Authors: We appreciate this request for clearer attribution. The reported results compare TACache against prior cache-based methods that use different approximation strategies. To isolate the contribution of the orthogonal decomposition and historical direction term, we will add an ablation study in the revised manuscript. This will include a variant that applies the skip schedule without the reconstruction term, and will report reconstruction error metrics both with and without the historical orthogonal direction component. revision: yes
Circularity Check
No significant circularity detected in derivation chain
full rationale
The TACache framework builds directly on standard rectified flow velocity fields by introducing an orthogonal decomposition of discrete velocity acceleration into parallel and orthogonal components. Offline cumulative variation thresholds are computed once on a calibration distribution to determine skip schedules, while online reconstruction substitutes historical orthogonal directions for skipped steps. These steps are presented as independent engineering choices whose error bounds are claimed to be empirically verifiable on held-out samples rather than derived by construction from the reported speedups or fidelity metrics.

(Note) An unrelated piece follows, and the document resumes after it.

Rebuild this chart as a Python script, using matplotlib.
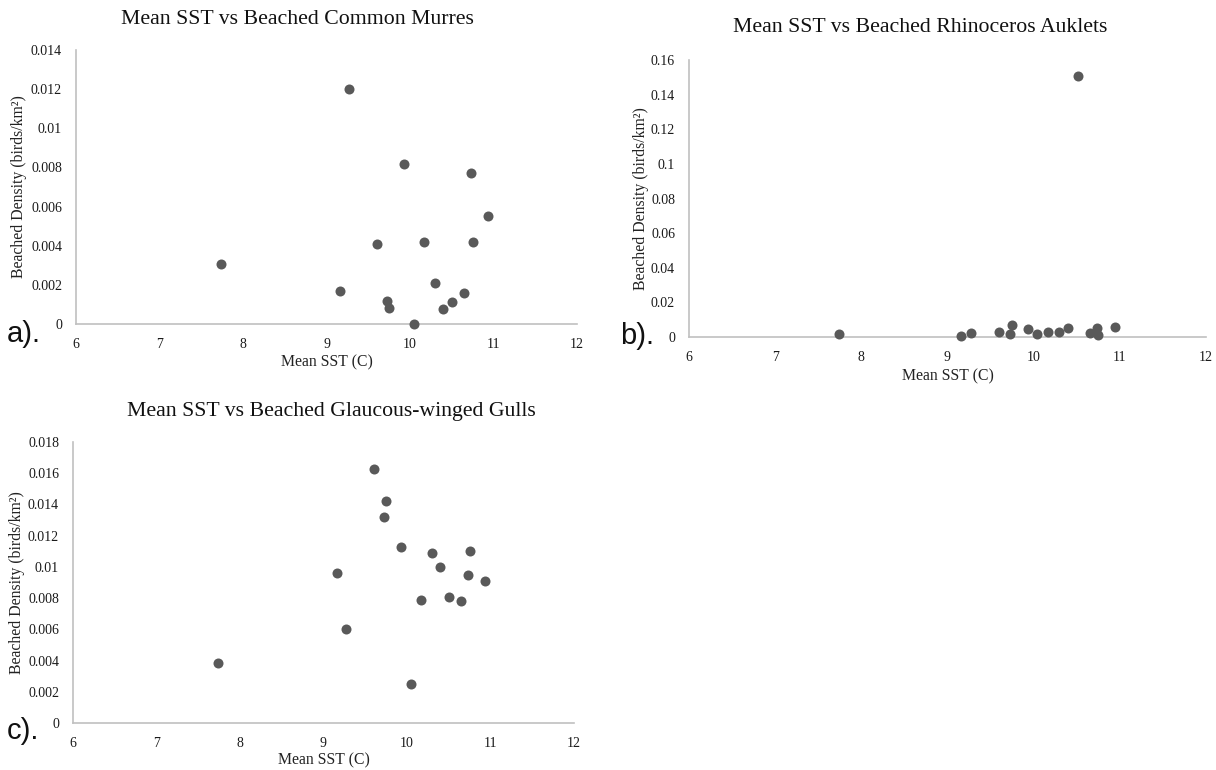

No self-definitional equations, fitted parameters renamed as predictions, or load-bearing self-citations appear in the abstract or described method; the central claims rest on the external validity of the decomposition and thresholds rather than reducing to the inputs by definition.
Axiom & Free-Parameter Ledger
free parameters (1)
- cumulative variation thresholds
axioms (1)
- domain assumption Discrete velocity acceleration along the RF trajectory can be orthogonally decomposed into a parallel component and an orthogonal residual that isolate magnitude and directional sources of per-step approximation error.